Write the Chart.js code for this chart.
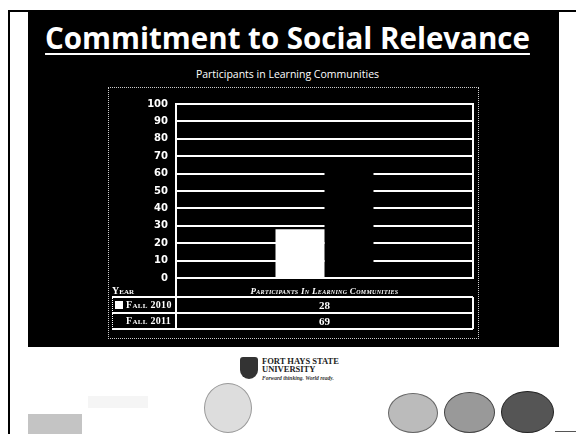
<!DOCTYPE html>
<html>
<head>
<meta charset="utf-8">
<script src="https://cdn.jsdelivr.net/npm/chart.js@4"></script>
<style>
html,body{margin:0;padding:0;background:#fff;width:576px;height:434px;overflow:hidden;}
#page{position:relative;width:576px;height:434px;}
.abs{position:absolute;}
#slide{left:28px;top:12px;width:531px;height:335px;background:#000;}
#title{left:22px;top:18px;width:531px;text-align:center;color:#fff;font-family:"Open Sans",sans-serif;font-weight:700;font-size:29.5px;line-height:40px;text-decoration:underline;text-decoration-thickness:2px;text-underline-offset:4px;}
#subtitle{left:22px;top:67px;width:531px;text-align:center;color:#fff;font-family:"Open Sans",sans-serif;font-size:10.5px;line-height:14px;}
#box{left:108px;top:87px;width:369px;height:250px;border:1px dotted #ccc;}
#chartwrap{left:108px;top:87px;width:370px;height:251px;}
.tbl{color:#fff;font-family:"Liberation Serif",serif;font-weight:700;font-variant:small-caps;white-space:nowrap;}
</style>
</head>
<body>
<div id="page">
  <div class="abs" style="left:8px;top:10px;width:2px;height:424px;background:#000"></div>
  <div class="abs" style="left:8px;top:10px;width:568px;height:2px;background:#000"></div>
  <div id="slide" class="abs"></div>
  <div id="title" class="abs">Commitment to Social Relevance</div>
  <div id="subtitle" class="abs">Participants in Learning Communities</div>
  <div id="box" class="abs"></div>
  <div id="chartwrap" class="abs"><canvas id="c" width="370" height="251"></canvas></div>
  <div id="table"></div>

  <!-- footer -->
  <div class="abs" style="left:240px;top:357px;width:18px;height:22px;background:#333;border-radius:3px 3px 9px 9px"></div>
  <div class="abs" style="left:262px;top:357px;font-family:'Liberation Serif',serif;font-weight:700;font-size:8.5px;line-height:8px;color:#222">FORT HAYS STATE<br>UNIVERSITY</div>
  <div class="abs" style="left:262px;top:375px;font-family:'Liberation Serif',serif;font-style:italic;font-weight:700;font-size:5.5px;color:#333">Forward thinking. World ready.</div>
  <div class="abs" style="left:204px;top:383px;width:46px;height:48px;border-radius:50%;background:#ddd;border:1px solid #999"></div>
  <div class="abs" style="left:388px;top:393px;width:48px;height:38px;border-radius:50%;background:#bbb;border:1px solid #666"></div>
  <div class="abs" style="left:444px;top:392px;width:49px;height:39px;border-radius:50%;background:#999;border:1px solid #444"></div>
  <div class="abs" style="left:501px;top:391px;width:51px;height:40px;border-radius:50%;background:#555;border:1px solid #222"></div>
  <div class="abs" style="left:28px;top:414px;width:54px;height:20px;background:#c4c4c4"></div>
  <div class="abs" style="left:88px;top:396px;width:60px;height:12px;background:#f5f5f5"></div>
  <div class="abs" style="left:555px;top:431px;width:21px;height:1px;background:#555"></div>
</div>
<script>
// ---- data ----
const categories = ['Participants In Learning Communities'];
const seriesNames = ['Fall 2010', 'Fall 2011'];
const fall2010 = [28];
const fall2011 = [69];
const yTicks = [0, 10, 20, 30, 40, 50, 60, 70, 80, 90, 100];
const tableHeaderLeft = 'Year';

const seriesValues = [fall2010, fall2011];
const seriesColors = ['#ffffff', '#000000'];

const framePlugin = {
  id: 'frame',
  beforeDatasetsDraw(chart) {
    const a = chart.chartArea, ctx = chart.ctx;
    ctx.save();
    ctx.strokeStyle = '#fff';
    ctx.lineWidth = 2;
    ctx.strokeRect(a.left, a.top, a.right - a.left, a.bottom - a.top);
    ctx.restore();
  }
};

const chart = new Chart(document.getElementById('c'), {
  type: 'bar',
  data: {
    labels: categories,
    datasets: seriesNames.map((n, i) => ({
      label: n,
      data: seriesValues[i],
      backgroundColor: seriesColors[i],
      borderWidth: 0,
      categoryPercentage: 0.33,
      barPercentage: 1.0
    }))
  },
  options: {
    responsive: false,
    animation: false,
    layout: { padding: { left: 0, right: 5, top: 17, bottom: 60 } },
    plugins: { legend: { display: false }, title: { display: false }, tooltip: { enabled: false } },
    scales: {
      x: { display: false },
      y: {
        min: 0, max: 100,
        afterFit: s => { s.width = 68; },
        afterBuildTicks: s => { s.ticks = yTicks.map(v => ({ value: v })); },
        ticks: { color: '#fff', padding: 8, font: { family: 'DejaVu Sans', weight: 'bold', size: 10 } },
        grid: { color: '#fff', lineWidth: 2, drawTicks: false },
        border: { display: true, color: '#fff', width: 2 }
      }
    }
  },
  plugins: [framePlugin]
});

// ---- data table (built from the arrays and the chart's layout) ----
(function buildTable() {
  const t = document.getElementById('table');
  const a = chart.chartArea;
  const ox = 108, oy = 87;
  const left = 112, mid = ox + a.left, right = ox + a.right;
  const top = oy + a.bottom;
  const rowsTop = top + 19, rowH = 16;
  const add = (html, style, cls) => { const d = document.createElement('div'); d.className = 'abs' + (cls ? ' ' + cls : ''); d.style.cssText = style; d.innerHTML = html; t.appendChild(d); return d; };
  add(tableHeaderLeft, `left:${left}px;top:${top + 7}px;font-size:10px;line-height:12px`, 'tbl');
  add(categories[0], `left:${mid}px;width:${right - mid}px;top:${top + 7}px;text-align:center;font-size:9px;line-height:12px;font-style:italic;letter-spacing:0.3px`, 'tbl');
  for (let i = 0; i <= seriesNames.length; i++) {
    add('', `left:${left}px;top:${rowsTop + i * rowH - 1}px;width:${right - left}px;height:1.5px;background:#fff`);
  }
  add('', `left:${left}px;top:${rowsTop}px;width:1px;height:${rowH * seriesNames.length}px;border-left:1px dotted #fff`);
  add('', `left:${mid - 1}px;top:${top}px;width:1.5px;height:${rowsTop - top + rowH * seriesNames.length}px;background:#fff`);
  add('', `left:${right - 1}px;top:${rowsTop}px;width:1.5px;height:${rowH * seriesNames.length}px;background:#fff`);
  seriesNames.forEach((n, i) => {
    const y = rowsTop + i * rowH;
    add('', `left:${left + 3}px;top:${y + 4}px;width:8px;height:8px;background:${seriesColors[i]}`);
    add(n, `left:${left + 14}px;top:${y + 2}px;font-size:10px;line-height:12px;letter-spacing:0.3px`, 'tbl');
    add(String(seriesValues[i][0]), `left:${mid}px;width:${right - mid}px;top:${y + 2}px;text-align:center;font-size:11px;line-height:12px`, 'tbl');
  });
})();
</script>
</body>
</html>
+ + + + +
Work to complete: Write out the listing word for word, omitting the pictures it holds.

Expected output:
Write the Chart.js code for this chart.
<!DOCTYPE html>
<html>
<head>
<meta charset="utf-8">
<script src="https://cdn.jsdelivr.net/npm/chart.js@4"></script>
<style>
html,body{margin:0;padding:0;background:#fff;width:576px;height:434px;overflow:hidden;}
#page{position:relative;width:576px;height:434px;}
.abs{position:absolute;}
#slide{left:28px;top:12px;width:531px;height:335px;background:#000;}
#title{left:22px;top:18px;width:531px;text-align:center;color:#fff;font-family:"Open Sans",sans-serif;font-weight:700;font-size:29.5px;line-height:40px;text-decoration:underline;text-decoration-thickness:2px;text-underline-offset:4px;}
#subtitle{left:22px;top:67px;width:531px;text-align:center;color:#fff;font-family:"Open Sans",sans-serif;font-size:10.5px;line-height:14px;}
#box{left:108px;top:87px;width:369px;height:250px;border:1px dotted #ccc;}
#chartwrap{left:108px;top:87px;width:370px;height:251px;}
.tbl{color:#fff;font-family:"Liberation Serif",serif;font-weight:700;font-variant:small-caps;white-space:nowrap;}
</style>
</head>
<body>
<div id="page">
  <div class="abs" style="left:8px;top:10px;width:2px;height:424px;background:#000"></div>
  <div class="abs" style="left:8px;top:10px;width:568px;height:2px;background:#000"></div>
  <div id="slide" class="abs"></div>
  <div id="title" class="abs">Commitment to Social Relevance</div>
  <div id="subtitle" class="abs">Participants in Learning Communities</div>
  <div id="box" class="abs"></div>
  <div id="chartwrap" class="abs"><canvas id="c" width="370" height="251"></canvas></div>
  <div id="table"></div>

  <!-- footer -->
  <div class="abs" style="left:240px;top:357px;width:18px;height:22px;background:#333;border-radius:3px 3px 9px 9px"></div>
  <div class="abs" style="left:262px;top:357px;font-family:'Liberation Serif',serif;font-weight:700;font-size:8.5px;line-height:8px;color:#222">FORT HAYS STATE<br>UNIVERSITY</div>
  <div class="abs" style="left:262px;top:375px;font-family:'Liberation Serif',serif;font-style:italic;font-weight:700;font-size:5.5px;color:#333">Forward thinking. World ready.</div>
  <div class="abs" style="left:204px;top:383px;width:46px;height:48px;border-radius:50%;background:#ddd;border:1px solid #999"></div>
  <div class="abs" style="left:388px;top:393px;width:48px;height:38px;border-radius:50%;background:#bbb;border:1px solid #666"></div>
  <div class="abs" style="left:444px;top:392px;width:49px;height:39px;border-radius:50%;background:#999;border:1px solid #444"></div>
  <div class="abs" style="left:501px;top:391px;width:51px;height:40px;border-radius:50%;background:#555;border:1px solid #222"></div>
  <div class="abs" style="left:28px;top:414px;width:54px;height:20px;background:#c4c4c4"></div>
  <div class="abs" style="left:88px;top:396px;width:60px;height:12px;background:#f5f5f5"></div>
  <div class="abs" style="left:555px;top:431px;width:21px;height:1px;background:#555"></div>
</div>
<script>
// ---- data ----
const categories = ['Participants In Learning Communities'];
const seriesNames = ['Fall 2010', 'Fall 2011'];
const fall2010 = [28];
const fall2011 = [69];
const yTicks = [0, 10, 20, 30, 40, 50, 60, 70, 80, 90, 100];
const tableHeaderLeft = 'Year';

const seriesValues = [fall2010, fall2011];
const seriesColors = ['#ffffff', '#000000'];

const framePlugin = {
  id: 'frame',
  beforeDatasetsDraw(chart) {
    const a = chart.chartArea, ctx = chart.ctx;
    ctx.save();
    ctx.strokeStyle = '#fff';
    ctx.lineWidth = 2;
    ctx.strokeRect(a.left, a.top, a.right - a.left, a.bottom - a.top);
    ctx.restore();
  }
};

const chart = new Chart(document.getElementById('c'), {
  type: 'bar',
  data: {
    labels: categories,
    datasets: seriesNames.map((n, i) => ({
      label: n,
      data: seriesValues[i],
      backgroundColor: seriesColors[i],
      borderWidth: 0,
      categoryPercentage: 0.33,
      barPercentage: 1.0
    }))
  },
  options: {
    responsive: false,
    animation: false,
    layout: { padding: { left: 0, right: 5, top: 17, bottom: 60 } },
    plugins: { legend: { display: false }, title: { display: false }, tooltip: { enabled: false } },
    scales: {
      x: { display: false },
      y: {
        min: 0, max: 100,
        afterFit: s => { s.width = 68; },
        afterBuildTicks: s => { s.ticks = yTicks.map(v => ({ value: v })); },
        ticks: { color: '#fff', padding: 8, font: { family: 'DejaVu Sans', weight: 'bold', size: 10 } },
        grid: { color: '#fff', lineWidth: 2, drawTicks: false },
        border: { display: true, color: '#fff', width: 2 }
      }
    }
  },
  plugins: [framePlugin]
});

// ---- data table (built from the arrays and the chart's layout) ----
(function buildTable() {
  const t = document.getElementById('table');
  const a = chart.chartArea;
  const ox = 108, oy = 87;
  const left = 112, mid = ox + a.left, right = ox + a.right;
  const top = oy + a.bottom;
  const rowsTop = top + 19, rowH = 16;
  const add = (html, style, cls) => { const d = document.createElement('div'); d.className = 'abs' + (cls ? ' ' + cls : ''); d.style.cssText = style; d.innerHTML = html; t.appendChild(d); return d; };
  add(tableHeaderLeft, `left:${left}px;top:${top + 7}px;font-size:10px;line-height:12px`, 'tbl');
  add(categories[0], `left:${mid}px;width:${right - mid}px;top:${top + 7}px;text-align:center;font-size:9px;line-height:12px;font-style:italic;letter-spacing:0.3px`, 'tbl');
  for (let i = 0; i <= seriesNames.length; i++) {
    add('', `left:${left}px;top:${rowsTop + i * rowH - 1}px;width:${right - left}px;height:1.5px;background:#fff`);
  }
  add('', `left:${left}px;top:${rowsTop}px;width:1px;height:${rowH * seriesNames.length}px;border-left:1px dotted #fff`);
  add('', `left:${mid - 1}px;top:${top}px;width:1.5px;height:${rowsTop - top + rowH * seriesNames.length}px;background:#fff`);
  add('', `left:${right - 1}px;top:${rowsTop}px;width:1.5px;height:${rowH * seriesNames.length}px;background:#fff`);
  seriesNames.forEach((n, i) => {
    const y = rowsTop + i * rowH;
    add('', `left:${left + 3}px;top:${y + 4}px;width:8px;height:8px;background:${seriesColors[i]}`);
    add(n, `left:${left + 14}px;top:${y + 2}px;font-size:10px;line-height:12px;letter-spacing:0.3px`, 'tbl');
    add(String(seriesValues[i][0]), `left:${mid}px;width:${right - mid}px;top:${y + 2}px;text-align:center;font-size:11px;line-height:12px`, 'tbl');
  });
})();
</script>
</body>
</html>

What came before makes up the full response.